--- GIVEN RECORDS ---
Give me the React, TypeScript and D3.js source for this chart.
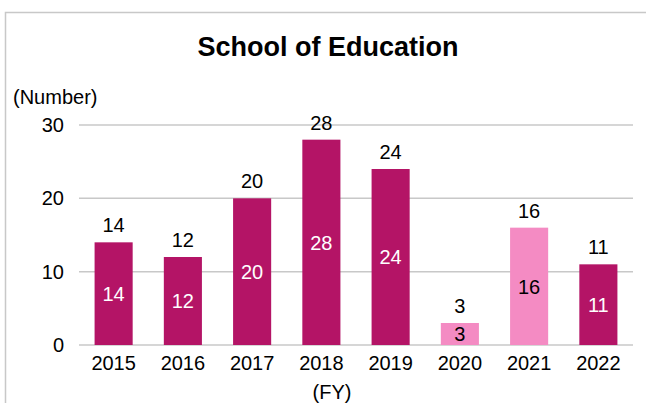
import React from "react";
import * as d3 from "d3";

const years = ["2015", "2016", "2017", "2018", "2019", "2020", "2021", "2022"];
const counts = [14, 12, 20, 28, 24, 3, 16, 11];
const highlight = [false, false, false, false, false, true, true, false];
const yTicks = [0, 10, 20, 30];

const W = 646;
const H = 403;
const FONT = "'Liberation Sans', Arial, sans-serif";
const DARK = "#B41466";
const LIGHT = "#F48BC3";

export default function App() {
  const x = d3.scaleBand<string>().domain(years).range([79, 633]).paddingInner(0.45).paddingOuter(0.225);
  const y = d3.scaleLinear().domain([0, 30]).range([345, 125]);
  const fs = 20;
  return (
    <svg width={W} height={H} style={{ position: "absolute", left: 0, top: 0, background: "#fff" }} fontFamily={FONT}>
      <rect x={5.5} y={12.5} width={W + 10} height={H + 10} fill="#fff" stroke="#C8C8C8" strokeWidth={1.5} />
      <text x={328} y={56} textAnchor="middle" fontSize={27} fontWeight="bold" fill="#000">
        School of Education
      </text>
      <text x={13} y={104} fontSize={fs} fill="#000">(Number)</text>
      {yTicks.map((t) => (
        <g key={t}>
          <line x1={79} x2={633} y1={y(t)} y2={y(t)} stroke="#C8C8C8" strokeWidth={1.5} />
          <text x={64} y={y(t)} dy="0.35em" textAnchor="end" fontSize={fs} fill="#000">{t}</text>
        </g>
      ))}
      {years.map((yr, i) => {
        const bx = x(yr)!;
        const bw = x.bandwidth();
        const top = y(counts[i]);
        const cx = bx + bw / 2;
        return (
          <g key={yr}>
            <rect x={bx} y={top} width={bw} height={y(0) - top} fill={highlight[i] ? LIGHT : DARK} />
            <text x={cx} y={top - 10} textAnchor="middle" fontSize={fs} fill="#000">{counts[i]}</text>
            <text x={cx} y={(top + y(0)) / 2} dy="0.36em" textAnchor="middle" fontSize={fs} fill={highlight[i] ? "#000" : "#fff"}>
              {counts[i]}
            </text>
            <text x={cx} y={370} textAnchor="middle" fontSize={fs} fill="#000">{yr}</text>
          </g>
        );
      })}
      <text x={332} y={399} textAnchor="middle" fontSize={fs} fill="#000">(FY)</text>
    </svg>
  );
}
---
--- GIVEN RECORDS ---
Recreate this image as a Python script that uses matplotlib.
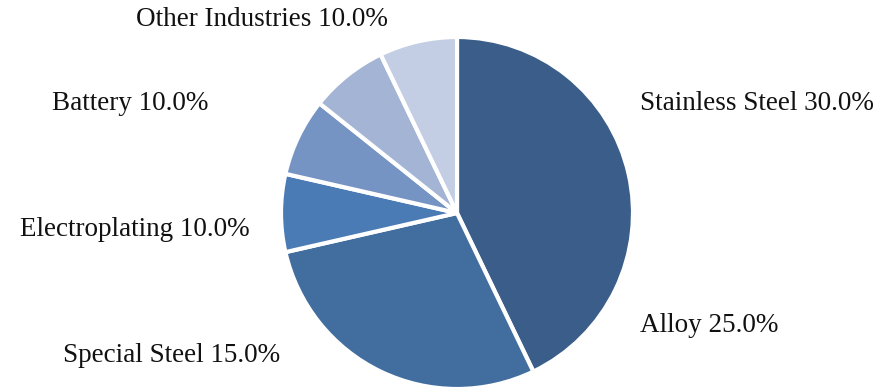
---
REQUIREMENT: Count how many lines contain "this" and give only that count.

RESULT: 2